RECORDS FOR PROCESSING:
+++++

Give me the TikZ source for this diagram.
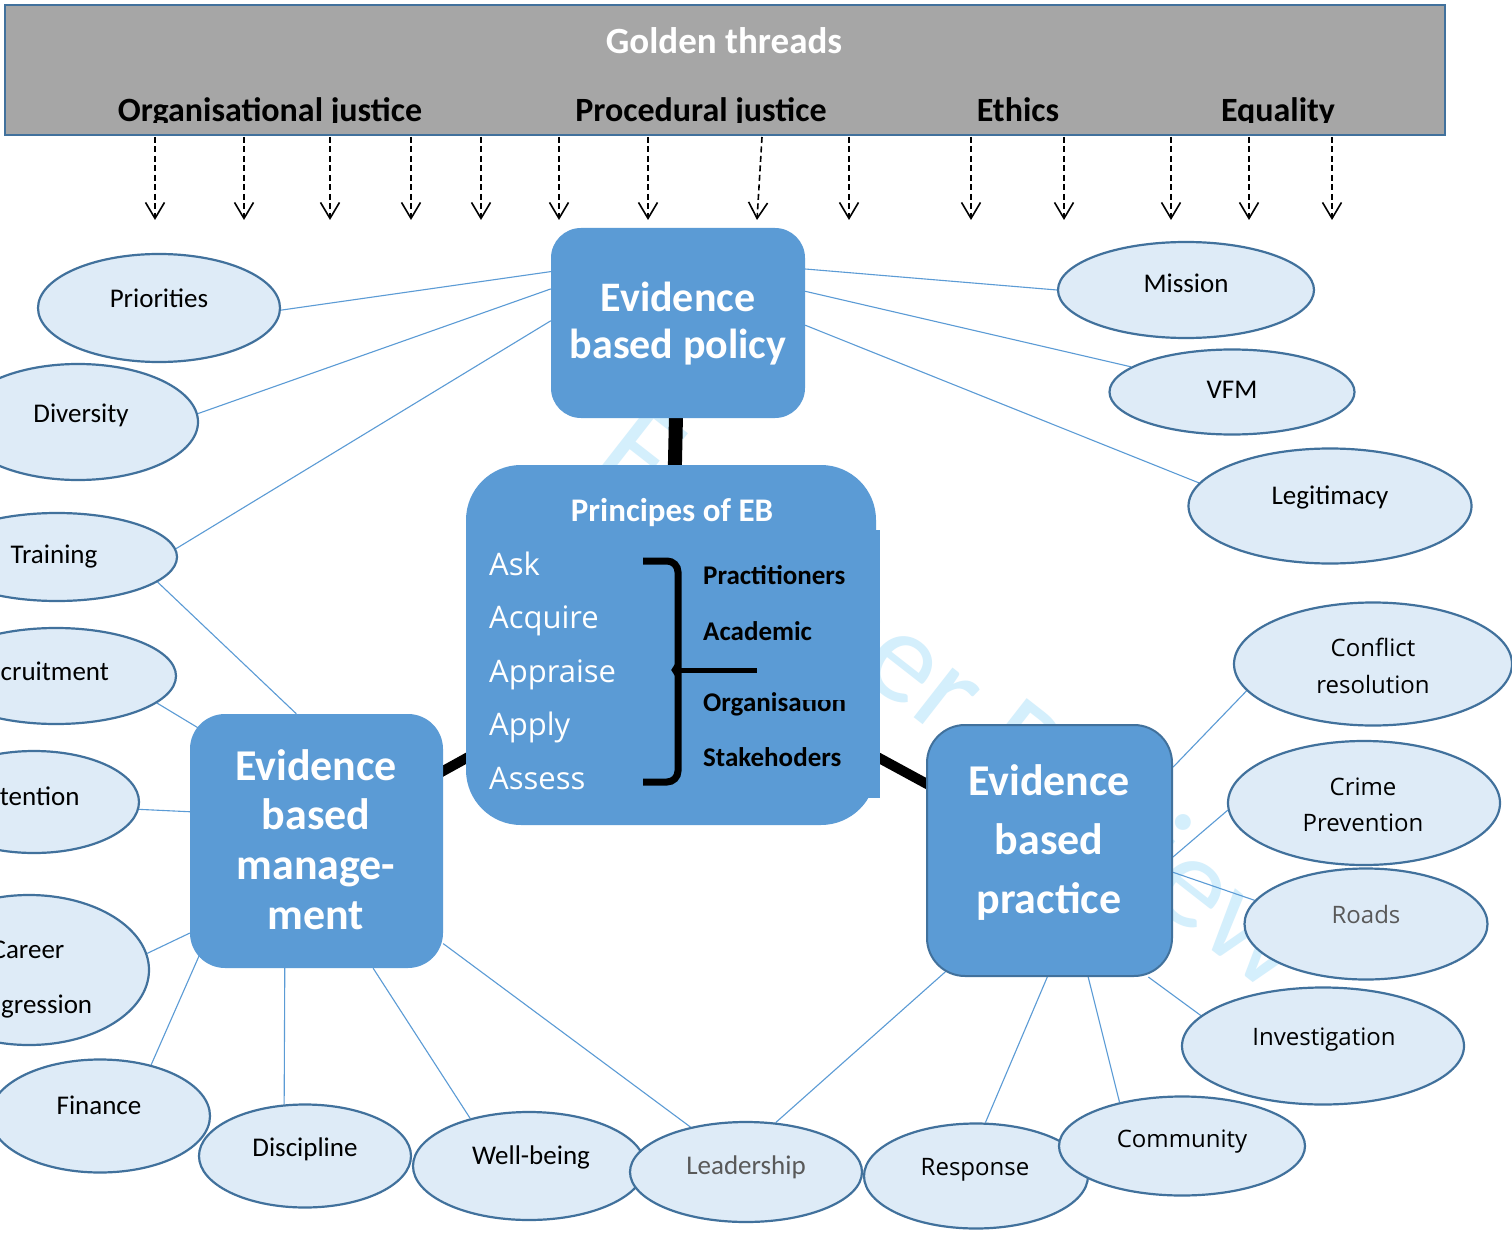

+++++

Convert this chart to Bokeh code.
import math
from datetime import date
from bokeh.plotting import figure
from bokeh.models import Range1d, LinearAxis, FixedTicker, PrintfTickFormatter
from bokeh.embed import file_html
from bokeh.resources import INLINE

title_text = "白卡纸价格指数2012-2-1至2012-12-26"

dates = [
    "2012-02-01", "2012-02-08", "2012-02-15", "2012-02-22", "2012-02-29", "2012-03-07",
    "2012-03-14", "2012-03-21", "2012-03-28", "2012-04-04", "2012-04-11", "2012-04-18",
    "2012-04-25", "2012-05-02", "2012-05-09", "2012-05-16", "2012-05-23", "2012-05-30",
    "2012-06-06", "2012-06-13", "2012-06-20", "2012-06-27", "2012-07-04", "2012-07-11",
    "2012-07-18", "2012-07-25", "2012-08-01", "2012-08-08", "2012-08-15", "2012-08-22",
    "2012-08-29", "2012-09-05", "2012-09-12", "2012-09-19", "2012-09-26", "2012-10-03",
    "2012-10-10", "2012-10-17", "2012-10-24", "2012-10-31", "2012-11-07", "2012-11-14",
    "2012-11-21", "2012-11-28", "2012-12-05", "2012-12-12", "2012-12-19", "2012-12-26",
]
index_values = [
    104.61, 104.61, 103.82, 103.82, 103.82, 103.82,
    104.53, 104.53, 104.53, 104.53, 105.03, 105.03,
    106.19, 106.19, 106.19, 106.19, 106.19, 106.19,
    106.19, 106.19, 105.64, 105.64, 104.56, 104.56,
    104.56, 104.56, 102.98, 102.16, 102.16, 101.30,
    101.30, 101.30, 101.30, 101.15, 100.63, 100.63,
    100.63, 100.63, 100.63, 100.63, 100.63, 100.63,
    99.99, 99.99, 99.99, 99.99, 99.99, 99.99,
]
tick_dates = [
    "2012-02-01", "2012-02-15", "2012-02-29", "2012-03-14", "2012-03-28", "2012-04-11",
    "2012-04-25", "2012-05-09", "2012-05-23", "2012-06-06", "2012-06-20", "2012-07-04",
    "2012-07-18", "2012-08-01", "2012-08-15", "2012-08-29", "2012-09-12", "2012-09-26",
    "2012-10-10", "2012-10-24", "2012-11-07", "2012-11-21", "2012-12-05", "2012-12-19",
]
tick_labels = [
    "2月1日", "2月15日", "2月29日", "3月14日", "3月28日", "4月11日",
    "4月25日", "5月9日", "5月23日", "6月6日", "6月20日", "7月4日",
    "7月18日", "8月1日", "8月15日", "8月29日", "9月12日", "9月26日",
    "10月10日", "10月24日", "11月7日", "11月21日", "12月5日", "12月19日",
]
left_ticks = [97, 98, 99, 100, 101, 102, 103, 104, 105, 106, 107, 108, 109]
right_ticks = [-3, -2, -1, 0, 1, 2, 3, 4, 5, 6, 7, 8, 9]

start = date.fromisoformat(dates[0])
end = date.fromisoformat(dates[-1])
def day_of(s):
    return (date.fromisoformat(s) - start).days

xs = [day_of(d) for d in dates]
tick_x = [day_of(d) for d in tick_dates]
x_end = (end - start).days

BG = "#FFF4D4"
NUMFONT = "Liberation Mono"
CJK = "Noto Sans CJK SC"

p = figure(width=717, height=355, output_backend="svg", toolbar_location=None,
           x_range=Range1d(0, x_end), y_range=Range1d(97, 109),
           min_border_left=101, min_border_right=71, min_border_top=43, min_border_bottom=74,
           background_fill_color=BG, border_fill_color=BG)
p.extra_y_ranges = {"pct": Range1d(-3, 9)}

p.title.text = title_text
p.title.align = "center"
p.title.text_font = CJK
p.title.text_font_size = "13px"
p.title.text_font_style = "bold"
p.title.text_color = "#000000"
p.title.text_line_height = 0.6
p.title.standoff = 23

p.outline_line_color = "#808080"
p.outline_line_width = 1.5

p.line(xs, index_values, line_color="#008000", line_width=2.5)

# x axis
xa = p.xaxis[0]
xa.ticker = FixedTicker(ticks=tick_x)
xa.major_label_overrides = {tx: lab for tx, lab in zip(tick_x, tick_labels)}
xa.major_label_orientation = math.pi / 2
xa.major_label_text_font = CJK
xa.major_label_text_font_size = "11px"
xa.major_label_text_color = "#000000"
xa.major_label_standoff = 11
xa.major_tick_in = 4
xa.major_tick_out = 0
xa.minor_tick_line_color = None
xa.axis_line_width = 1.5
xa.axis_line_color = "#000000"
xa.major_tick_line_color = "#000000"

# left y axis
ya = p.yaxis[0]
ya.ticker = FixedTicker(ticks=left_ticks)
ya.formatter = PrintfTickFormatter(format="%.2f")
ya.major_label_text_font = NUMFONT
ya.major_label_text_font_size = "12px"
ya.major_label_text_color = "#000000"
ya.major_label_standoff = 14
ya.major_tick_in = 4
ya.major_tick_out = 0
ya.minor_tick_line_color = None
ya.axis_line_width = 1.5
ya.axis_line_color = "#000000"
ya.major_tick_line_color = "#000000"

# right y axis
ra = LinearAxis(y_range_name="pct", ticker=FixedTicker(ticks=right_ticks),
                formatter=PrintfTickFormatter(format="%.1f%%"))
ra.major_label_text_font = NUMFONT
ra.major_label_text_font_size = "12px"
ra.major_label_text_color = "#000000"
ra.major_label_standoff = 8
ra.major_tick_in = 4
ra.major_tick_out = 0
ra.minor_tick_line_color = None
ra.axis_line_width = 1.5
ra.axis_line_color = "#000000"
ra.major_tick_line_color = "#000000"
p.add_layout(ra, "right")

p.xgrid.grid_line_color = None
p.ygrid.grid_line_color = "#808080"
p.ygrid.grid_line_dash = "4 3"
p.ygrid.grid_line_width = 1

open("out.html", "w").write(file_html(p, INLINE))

+++++

TASK PROMPT: Only lines holding the string "this" are wanted; gather each one from the entries above.

FINAL RESULT:
Give me the TikZ source for this diagram.
Convert this chart to Bokeh code.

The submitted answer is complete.